Not according to Dave Filoni. For a guy who loves Star Wars as much as he does, you’d think that he might hold the words that precede the opening crawl to be a sacred text. This is fundamental to what makes this series feel magical. Now, those words hold so much less meaning than ever. This galaxy has boundaries, it has limitations, and fully indicates everything that we already know about the current state of creativity in the Star Wars franchise. We’re bringing back Thrawn from old Legends books to be the main villain. Boba Fett survived the Sarlacc Pit. To hell with making new characters, or bringing in new actors to portray beloved characters (Alden Ehrenreich forever), let’s continue to poorly de-age actors and bring them back as legacy characters. And don’t forget it, Ahsoka Tano (Rosario Dawson) is important. Is she? Then why doesn’t anyone ever mention her in the nine core movies, let alone any of the other “highly important” Filoni characters who are so closely intertwined with the events of the Saga films, but are never mentioned, and never appear? The galaxy, both literally and figuratively, has clearer boundaries than ever. Star Wars just admitted that it is creatively finite.
The Actual World of Star Wars is Technically Still Infinite
Also, by saying we’re going to another galaxy, all we are doing is going to… “more space”. This is an empty calorie reveal. Its impact is dead on arrival. You know, if you said something like Thrawn is on a moon of Mustafar, it would feel sort of like a pointless name-drop of one of the franchise’s most beloved planets, but it would at least be a new world to explore, and wouldn’t shatter the unlimited wonder of the whole “galaxy far, far away” opening text. Instead, we’re just going from one outer space setting to another. There will be a black void filled with stars and planets, and that’s it. When our heroes do eventually travel to this other galaxy, the audience won’t be looking out the windows of these spaceships thinking “Wow, what an amazing new galaxy”. They’ll have to remind themselves that it’s supposed to be a big deal that we’re there because ultimately, it’s just more space. Am I supposed to be excited?

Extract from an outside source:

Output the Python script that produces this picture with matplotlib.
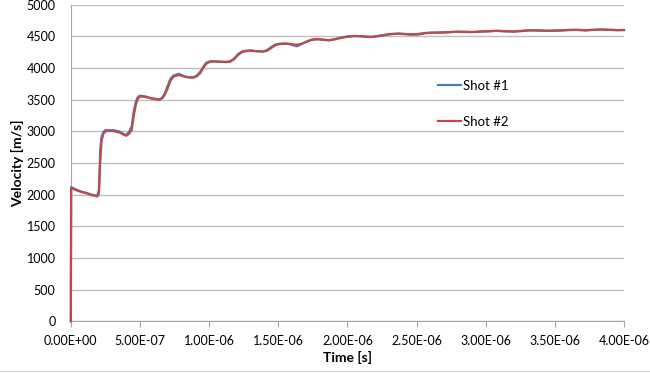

Star Wars fans are, notoriously, never happy, no matter what anyone holding the reins does. Some are obviously going to be excited about the revelation of another galaxy, and if you are, then great. If you aren’t in that camp, then you likely agree that someone behind the scenes needs to get to cooking and shake the foundation of Star Wars once again. No matter how you feel about The Last Jedi, everyone walked out of that movie feeling like anything could happen in Star Wars. Now… it feels like we’re stuck in a box of action figures. Everything we’ve ever known is sitting right there, and you don’t really have to challenge yourself to get in there and start playing! Well, what if we’ve been playing with the same toys for… 46 years now? We either need to put the box away altogether or get some new toys. That, and maybe take inspiration from movies, books, and TV shows that aren’t Star Wars. This series will only find new life by taking inspiration from places other than itself, not by making the characters in it hop from one galaxy to the next.